The request: From the listing below, pull out all lines with "matplotlib" in them.

Data section:
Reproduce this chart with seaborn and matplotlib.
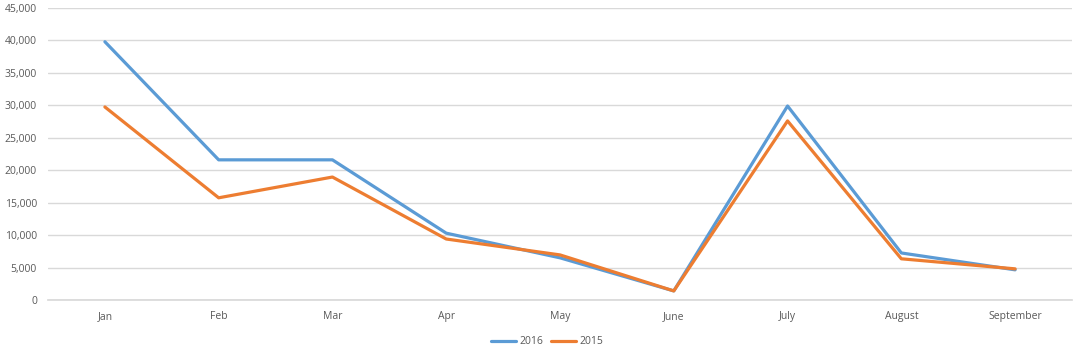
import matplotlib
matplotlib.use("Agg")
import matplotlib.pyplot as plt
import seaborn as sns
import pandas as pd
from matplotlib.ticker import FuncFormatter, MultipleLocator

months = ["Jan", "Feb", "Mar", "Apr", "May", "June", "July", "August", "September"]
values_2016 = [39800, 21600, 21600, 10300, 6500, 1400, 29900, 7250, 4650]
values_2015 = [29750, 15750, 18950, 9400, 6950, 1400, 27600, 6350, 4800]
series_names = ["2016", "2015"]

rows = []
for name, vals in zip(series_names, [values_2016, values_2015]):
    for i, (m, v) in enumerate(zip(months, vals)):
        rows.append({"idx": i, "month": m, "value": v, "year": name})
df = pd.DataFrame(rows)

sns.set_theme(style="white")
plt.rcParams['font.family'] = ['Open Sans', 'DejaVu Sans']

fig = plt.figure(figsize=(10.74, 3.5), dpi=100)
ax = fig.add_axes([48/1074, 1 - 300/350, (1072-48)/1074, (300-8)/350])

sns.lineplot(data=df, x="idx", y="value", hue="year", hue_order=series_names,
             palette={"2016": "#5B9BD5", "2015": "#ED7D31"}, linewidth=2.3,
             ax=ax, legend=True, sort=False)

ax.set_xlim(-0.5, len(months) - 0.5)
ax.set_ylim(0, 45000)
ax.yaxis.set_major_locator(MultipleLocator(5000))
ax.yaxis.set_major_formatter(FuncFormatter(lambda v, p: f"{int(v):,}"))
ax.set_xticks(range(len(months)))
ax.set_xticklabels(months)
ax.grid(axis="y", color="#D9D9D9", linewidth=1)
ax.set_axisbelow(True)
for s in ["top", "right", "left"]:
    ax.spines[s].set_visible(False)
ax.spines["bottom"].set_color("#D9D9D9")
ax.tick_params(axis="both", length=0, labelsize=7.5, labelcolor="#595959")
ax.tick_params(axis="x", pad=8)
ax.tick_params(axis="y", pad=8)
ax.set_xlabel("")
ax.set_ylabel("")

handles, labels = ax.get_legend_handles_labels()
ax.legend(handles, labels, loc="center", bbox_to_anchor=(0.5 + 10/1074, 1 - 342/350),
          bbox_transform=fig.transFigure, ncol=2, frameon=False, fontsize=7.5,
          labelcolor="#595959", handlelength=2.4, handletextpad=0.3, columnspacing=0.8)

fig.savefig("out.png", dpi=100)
* * *
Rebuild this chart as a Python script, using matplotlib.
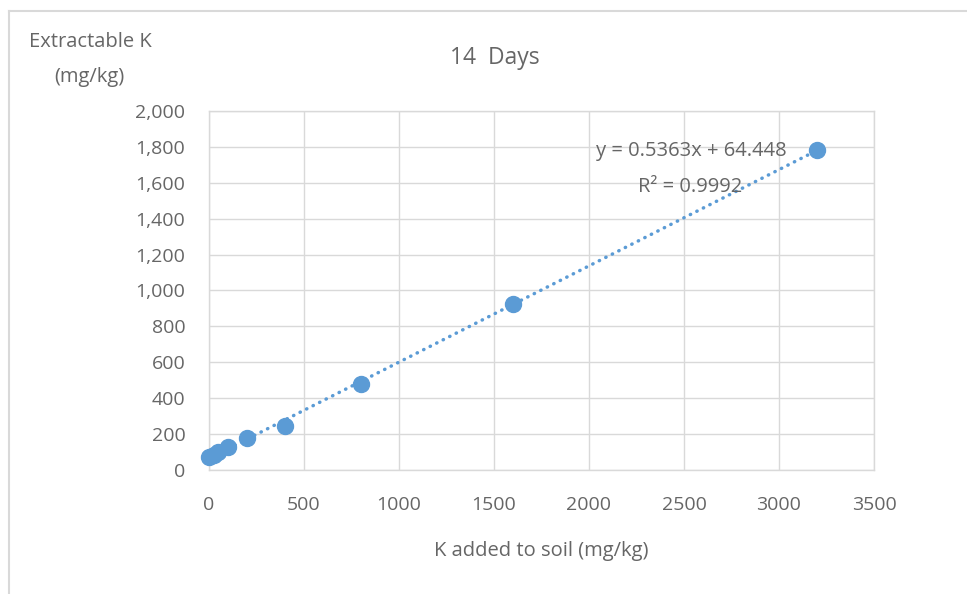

Completed task:
Reproduce this chart with seaborn and matplotlib.
import matplotlib
matplotlib.use("Agg")
import matplotlib.pyplot as plt
from matplotlib.ticker import FuncFormatter, MultipleLocator
Rebuild this chart as a Python script, using matplotlib.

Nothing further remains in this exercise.